Integrated Spectral Reflectance Band Recognition and Artificial Neural Network Intelligence Model for monitoring water quality

Abstract

Abstract Due to high costs and site accessibility, it is sometimes impractical to monitor water quality indicators in waterbodies or isolated watersheds. An approach that utilizes remote sensing and is cost-effective was created to forecast water quality metrics across a vast and logistically challenging region. In order to monitor water quality parameters for the Euphrates River in Ramadi, Anbar Governorate, Iraq, this study integrated survey data and remote sensing with artificial neural networks (ANNs).
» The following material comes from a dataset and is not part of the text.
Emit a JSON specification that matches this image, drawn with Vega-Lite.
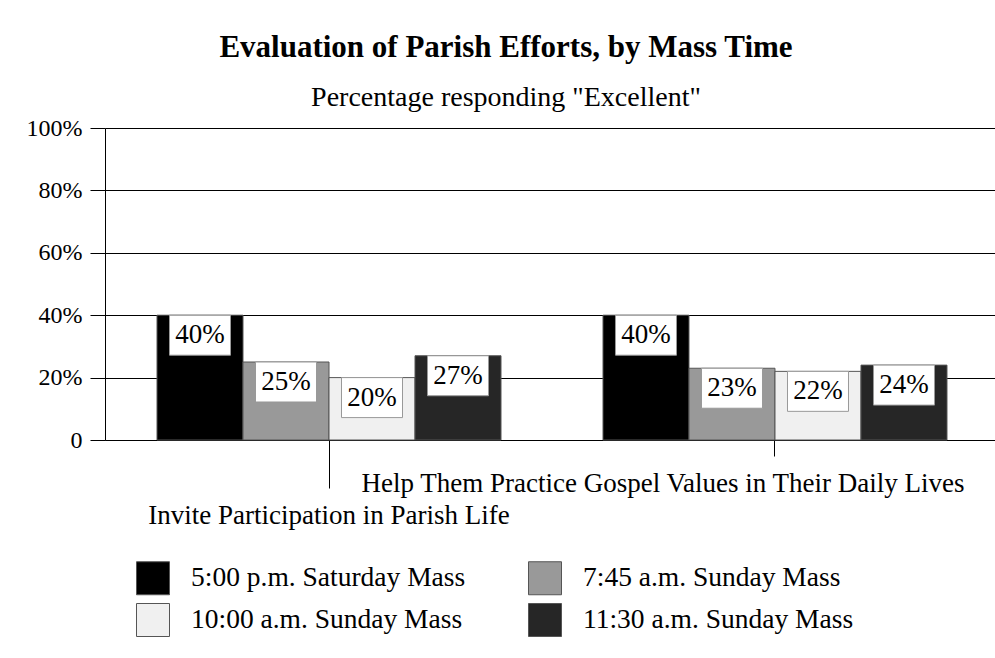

Water quality parameters, such as pH, alkalinity (ALK), orthophosphate (PO4), nitrate (NO3), sulfate (SO4), chloride (Cl), total hardness (TH), calcium (Ca), magnesium (Mg), total suspended solid (TSS), temperature, turbidity, and electrical conductivity (EC), during the wet and dry seasons were all quantified using a neural network model. The outcomes show that a good link between the simulated and observed water quality metrics was provided by the neural network model that was created. Calculations were made to show how beneficial this approach is for predicting water quality parameters in complicated ecosystems. These calculations included the quantities of chemical and physical parameters that were stored in the column of water.